As Celeste lies on the floor, her blood dripping on the green and brown linoleum in the stark kitchen light, Teenie, the neighbor from downstairs, holds the edge of her white cotton apron over the place on her chest where the blood pumps out the fastest. Meanwhile, Lulu’s younger sister Merry lies on her bed, her cute green sun-suit slashed down the middle, and Joey beside Merry, blood slowly leaking from his wrists.
Joey is eventually incarcerated for murder, sorry for the crime yet still capable of sending angst-ridden and desperate letters to his daughters, fanatically begging for forgiveness. From the moment Merry lies bandaged up in hospital, Lulu is forced to explain her sister that she wasn’t a bad girl, “that Daddy was drunk.” Yet Lulu blames herself for the tragedy. Maybe if she hadn’t let her father into the house in the first place, she could have stopped him from hurting Merry and killing her Mama.

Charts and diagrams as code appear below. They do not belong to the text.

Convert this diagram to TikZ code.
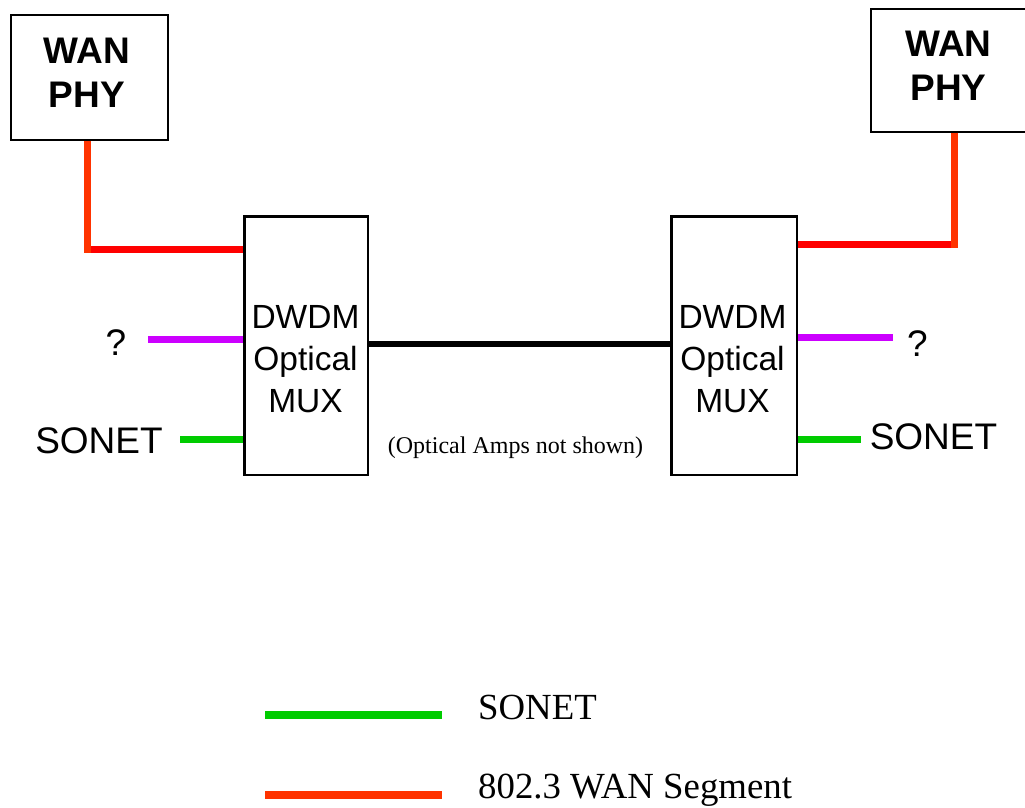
\documentclass[tikz,border=0pt]{standalone}
\usepackage{fontspec}
\setmainfont{Liberation Serif}
\setsansfont{Liberation Sans}
\begin{document}
\begin{tikzpicture}[x=1pt,y=-1pt,
  boxst/.style={draw=black,line width=1.5pt,fill=white,inner sep=0pt,anchor=north west},
  wanfont/.style={font=\sffamily\bfseries\fontsize{37}{44}\selectfont,align=center,anchor=base,inner sep=0pt},
  muxfont/.style={font=\sffamily\fontsize{33.5}{42}\selectfont,align=center,anchor=base,inner sep=0pt},
  sansl/.style={font=\sffamily\fontsize{37}{44}\selectfont,anchor=base,inner sep=0pt},
  serifl/.style={font=\rmfamily\fontsize{36.8}{43}\selectfont,anchor=base west,inner sep=0pt},
  wanv/.style={draw={rgb,255:red,255;green,51;blue,0},line width=7pt},
  wanh/.style={draw={rgb,255:red,255;green,0;blue,0},line width=7pt},
  sonetl/.style={draw={rgb,255:red,0;green,204;blue,0},line width=7pt},
  unkl/.style={draw={rgb,255:red,204;green,0;blue,255},line width=7pt},
  fiber/.style={draw=black,line width=6pt}
]
\useasboundingbox (0,0) rectangle (1025,807);
% boxes
\node[boxst,minimum width=157pt,minimum height=125pt] (wanL) at (10,14) {};
\node[boxst,minimum width=160pt,minimum height=123pt] (wanR) at (870,8) {};
\node[boxst,minimum width=123pt,minimum height=258pt] (muxL) at (244,216) {};
\node[boxst,minimum width=125pt,minimum height=258pt] (muxR) at (671,216) {};
% box texts (anchor base = baseline of last line)
\node[wanfont] (wanLt) at (87,107) {WAN\\PHY};
\node[wanfont] (wanRt) at (948.5,100) {WAN\\PHY};
\node[muxfont] (muxLt) at (305.5,412) {DWDM\\Optical\\MUX};
\node[muxfont] (muxRt) at (732.5,412) {DWDM\\Optical\\MUX};
% side labels
\node[sansl] (qL) at (116,355) {?};
\node[sansl] (sonL) at (99,453) {SONET};
\node[sansl] (qR) at (917.5,356) {?};
\node[sansl] (sonR) at (933.5,449) {SONET};
\node[font=\rmfamily\fontsize{24}{29}\selectfont,anchor=base,inner sep=0pt] (note) at (515.5,453) {(Optical Amps not shown)};
% corner coordinates
\coordinate (cL) at (87.5,249.5);
\coordinate (cR) at (954,244.5);
\coordinate (qLe) at (148,339.5);
\coordinate (sLe) at (180,439);
\coordinate (qRe) at (893,337.5);
\coordinate (sRe) at (861,439.5);
% connectors
\draw[wanh] (muxL.west |- cL) -- ([xshift=-3.5pt]cL);
\draw[wanv] (wanL.south -| cL) -- ([yshift=-3.5pt]cL);
\draw[wanh] (muxR.east |- cR) -- ([xshift=-3.5pt]cR);
\draw[wanv] (wanR.south -| cR) -- ([yshift=-3.5pt]cR);
\draw[unkl] (qLe) -- (muxL.west |- qLe);
\draw[sonetl] (sLe) -- (muxL.west |- sLe);
\draw[unkl] (muxR.east |- qRe) -- (qRe);
\draw[sonetl] (muxR.east |- sRe) -- (sRe);
\draw[fiber] (muxL.east |- 0,344) -- (muxR.west |- 0,344);
% redraw box outlines over line ends
\draw[line width=1.5pt] (muxL.north west) rectangle (muxL.south east);
\draw[line width=1.5pt] (muxR.north west) rectangle (muxR.south east);
% legend
\coordinate (lg1a) at (265,715);
\coordinate (lg1b) at (442,715);
\coordinate (lg2a) at (265,795);
\coordinate (lg2b) at (442,795);
\draw[sonetl,line width=8pt] (lg1a) -- (lg1b);
\draw[wanv,line width=8pt] (lg2a) -- (lg2b);
\node[serifl] (lgt1) at (478,719) {SONET};
\node[serifl] (lgt2) at (478,798) {802.3 WAN Segment};
\end{tikzpicture}
\end{document}
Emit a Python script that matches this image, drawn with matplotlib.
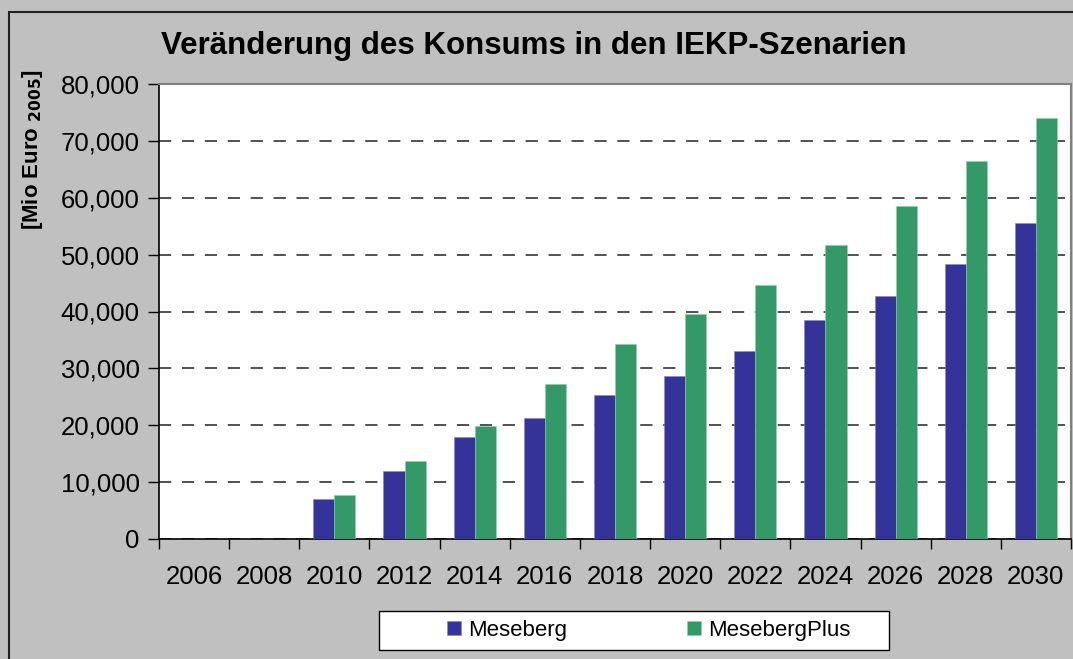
import matplotlib.pyplot as plt
import numpy as np
from matplotlib.patches import Rectangle
from matplotlib.ticker import FuncFormatter

plt.rcParams['font.family'] = ['Liberation Sans', 'DejaVu Sans']

years = ['2006', '2008', '2010', '2012', '2014', '2016', '2018',
         '2020', '2022', '2024', '2026', '2028', '2030']
meseberg = [0, 0, 7000, 12000, 18000, 21300, 25300,
            28700, 33100, 38500, 42700, 48300, 55500]
meseberg_plus = [0, 0, 7800, 13700, 19800, 27200, 34200,
                 39600, 44700, 51700, 58600, 66500, 74000]

bg = '#c0c0c0'
fig = plt.figure(figsize=(10.73, 6.59), dpi=100, facecolor=bg)

# outer chart border (only left/top visible in the crop)
fig.patches.append(Rectangle((9 / 1073, -0.1), 1.2, (659 - 12) / 659 + 0.1,
                             transform=fig.transFigure, facecolor='none',
                             edgecolor='#222222', linewidth=1.5))

ax = fig.add_axes([159 / 1073, 120 / 659, (1071 - 159) / 1073, (539 - 84) / 659])
ax.set_facecolor('white')

x = np.arange(len(years))
w = 0.3
ax.bar(x - w / 2, meseberg, w, color='#333399', edgecolor='#8888bb',
       linewidth=0.4, label='Meseberg', zorder=3)
ax.bar(x + w / 2, meseberg_plus, w, color='#339966', edgecolor='#99ccaa',
       linewidth=0.4, label='MesebergPlus', zorder=3)

ax.set_xlim(-0.5, len(years) - 0.5)
ax.set_ylim(0, 80000)
ax.set_yticks(range(0, 80001, 10000))
ax.yaxis.set_major_formatter(FuncFormatter(lambda v, p: f'{int(v):,}'))
ax.yaxis.grid(True, linestyle=(0, (8, 7)), color='#222222', linewidth=1.1, zorder=0)

ax.set_xticks(x)
ax.set_xticklabels(years)
ax.set_xticks(np.arange(-0.5, len(years)), minor=True)
ax.tick_params(axis='x', which='major', length=0, pad=19, labelsize=18.5)
ax.tick_params(axis='x', which='minor', length=7, width=1, direction='out')
ax.tick_params(axis='y', length=8, width=1, direction='out', pad=6, labelsize=18.5)

for s in ['left', 'bottom']:
    ax.spines[s].set_color('black')
    ax.spines[s].set_linewidth(1.2)
for s in ['top', 'right']:
    ax.spines[s].set_color('#808080')
    ax.spines[s].set_linewidth(1.5)

fig.text(534 / 1073, 1 - 46 / 659, 'Veränderung des Konsums in den IEKP-Szenarien',
         ha='center', va='center', fontsize=22.5, fontweight='bold')
fig.text(33 / 1073, 1 - 149 / 659, r'[Mio Euro $_{\mathbf{2005}}$]', rotation=90,
         ha='center', va='center', fontsize=16, fontweight='bold')

# legend box
fig.patches.append(Rectangle((379 / 1073, 1 - 650 / 659), 510 / 1073, 39 / 659,
                             transform=fig.transFigure, facecolor='white',
                             edgecolor='black', linewidth=1))
fig.legend(loc='center', bbox_to_anchor=(649 / 1073, 1 - 630.5 / 659), ncol=2,
           frameon=False, fontsize=16, handlelength=0.6, handleheight=0.6,
           handletextpad=0.35, columnspacing=5.4)

fig.savefig('out.png', dpi=100, facecolor=bg)
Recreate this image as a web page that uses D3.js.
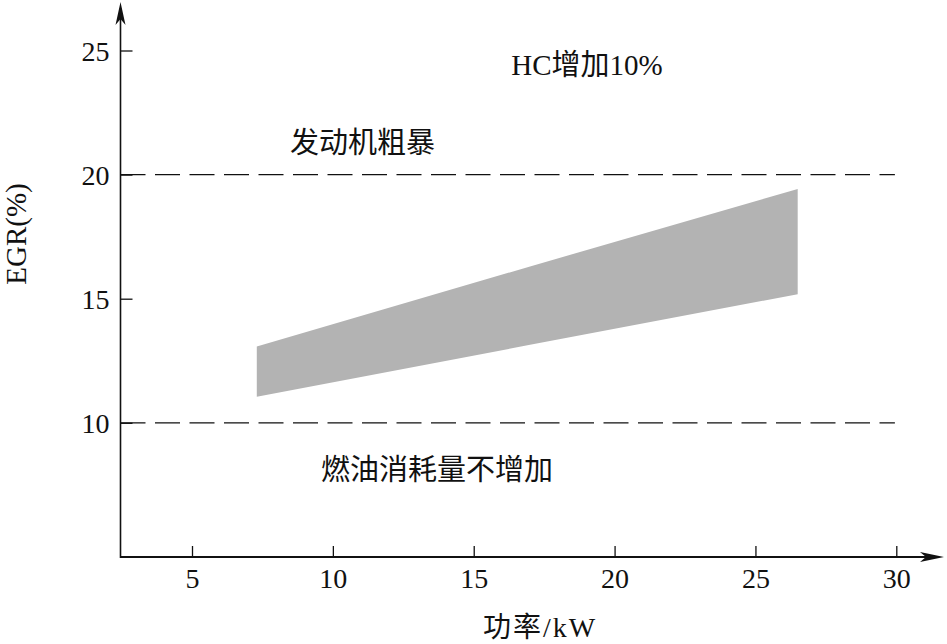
<!DOCTYPE html>
<html>
<head>
<meta charset="utf-8">
<script src="https://cdn.jsdelivr.net/npm/d3@7"></script>
<style>
  html, body { margin: 0; padding: 0; background: #fff; }
  svg { display: block; }
  text { font-family: "Liberation Serif", "Noto Sans CJK SC", serif; fill: #111; }
</style>
</head>
<body>
<script>
// ---- data ----
const xTicks = [5, 10, 15, 20, 25, 30];
const yTicks = [10, 15, 20, 25];
const bandPower = [7.3, 17, 26.5];        // kW
const bandUpper = [13.07, 16.3, 19.42];   // EGR %
const bandLower = [11.05, 13.14, 15.18];  // EGR %
const limitLines = [20, 10];
const labels = [
  { text: "HC增加10%", x: 16.33, y: 24.0 },
  { text: "发动机粗暴", x: 8.48, y: 20.87 },
  { text: "燃油消耗量不增加", x: 9.58, y: 7.7 }
];
const xTitle = "功率/kW";
const yTitle = "EGR(%)";

// ---- layout ----
const W = 947, H = 644;
const svg = d3.select("body").append("svg").attr("width", W).attr("height", H);

const x = d3.scaleLinear().domain([5, 30]).range([192, 896.3]);
const y = d3.scaleLinear().domain([10, 25]).range([422.8, 50.5]);
const xMin = x.invert(120.5), xMax = x.invert(944);
const yMin = y.invert(557), yMax = y.invert(2);

// band
const band = bandPower.map((p, i) => ({ p, lo: bandLower[i], hi: bandUpper[i] }));
svg.append("path")
  .datum(band)
  .attr("fill", "#b3b3b3")
  .attr("d", d3.area().x(d => x(d.p)).y0(d => y(d.lo)).y1(d => y(d.hi)));

// dashed limit lines
svg.selectAll("line.limit").data(limitLines).join("line")
  .attr("class", "limit")
  .attr("x1", x(xMin)).attr("x2", x(29.95))
  .attr("y1", d => y(d)).attr("y2", d => y(d))
  .attr("stroke", "#111").attr("stroke-width", 1.3)
  .attr("stroke-dasharray", "25,9.5");

// axes (ticks inside)
const xAxis = d3.axisBottom(x).tickValues(xTicks).tickSize(0).tickSizeOuter(0).tickPadding(0);
const gx = svg.append("g").attr("transform", `translate(0,${y(yMin)})`).call(xAxis);
gx.select(".domain").remove();
gx.selectAll(".tick line").attr("y2", -11).attr("stroke", "#111").attr("stroke-width", 1.3);
gx.selectAll(".tick text").attr("y", 31).attr("dy", 0).attr("font-size", 28)
  .style("font-family", "Liberation Serif").attr("fill", "#111");

const yAxis = d3.axisLeft(y).tickValues(yTicks).tickSize(0).tickSizeOuter(0).tickPadding(0);
const gy = svg.append("g").attr("transform", `translate(${x(xMin)},0)`).call(yAxis);
gy.select(".domain").remove();
gy.selectAll(".tick line").attr("x2", 12).attr("stroke", "#111").attr("stroke-width", 1.3);
gy.selectAll(".tick text").attr("x", -11).attr("dy", "0.34em").attr("font-size", 28)
  .style("font-family", "Liberation Serif").attr("fill", "#111");

// axis lines with arrows
const ox = x(xMin), oy = y(yMin);
svg.append("line").attr("x1", ox).attr("x2", x(xMax) - 6).attr("y1", oy).attr("y2", oy)
  .attr("stroke", "#111").attr("stroke-width", 2.2);
svg.append("line").attr("x1", ox).attr("x2", ox).attr("y1", oy + 1).attr("y2", y(yMax) + 6)
  .attr("stroke", "#111").attr("stroke-width", 1.6);
const tx = x(xMax), ty = y(yMax);
svg.append("path").attr("fill", "#111")
  .attr("d", `M${tx},${oy} L${tx - 24},${oy - 5} L${tx - 18},${oy} L${tx - 24},${oy + 5} Z`);
svg.append("path").attr("fill", "#111")
  .attr("d", `M${ox},${ty} L${ox - 5},${ty + 23} L${ox},${ty + 17} L${ox + 5},${ty + 23} Z`);

// annotations
svg.selectAll("text.note").data(labels).join("text")
  .attr("class", "note")
  .attr("x", d => x(d.x)).attr("y", d => y(d.y))
  .attr("font-size", 29)
  .text(d => d.text);

// axis titles
svg.append("text").attr("x", 540).attr("y", 637).attr("text-anchor", "middle")
  .attr("font-size", 28).attr("letter-spacing", 2).text(xTitle);
svg.append("text").attr("transform", "translate(26,234) rotate(-90)")
  .attr("text-anchor", "middle").attr("font-size", 29).text(yTitle);
</script>
</body>
</html>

From here the author catapults her heroines down through the decades in an emotional cat-and-mouse game as both are perpetually forced to mourn the loss of their mother. The past is a trap, and both woman are prisoners of their parents’ long-ended war. Besides her physical and emotional scars, Merry surprisingly binds to her father in both heart and spirit, visiting him in prison and clamoring to discover why he hurt her, the booze making him dead drunk mixed with stupid: “I couldn’t do it, I started to but I couldn’t, it didn’t go very deep.”
Meyers sensitively builds her narrative in layers, showing the ramifications of childhood trauma from within and without. Her prose is practiced and mesmerizing as she charts her protagonists' course through the stormy ocean of loyalty and love along with a remaking of the soul. Lulu and Merry enter a home for wayward girls, then as teenagers are sent to live with a kindly foster family. Later,
lonely, disconsolate Lulu studies medicine in Boston; Merry finds employment as a parole officer, juggling her incessant drinking and her one-night stands as they steadily take their toll on her psyche.
Ensnared in a prison of bad memories, the sisters spend much of their adult lives exchanging furtive glances, the secrets known and secrets buried constantly flashing between them. When innocent, guilty, and the powerful forces of recrimination converge, the very essence of Lulu and Merry’s fragile relationship is tested.
Wrapped together in “a wine-rendered love-hate,” Lulu and Merry are fine examples of the power of sisterhood. It
is the author’s humane and contemporary touch that brings so much depth to this novel, an affecting exploration of relationships framed around the powers of forgiveness and the evolving bonds of family love.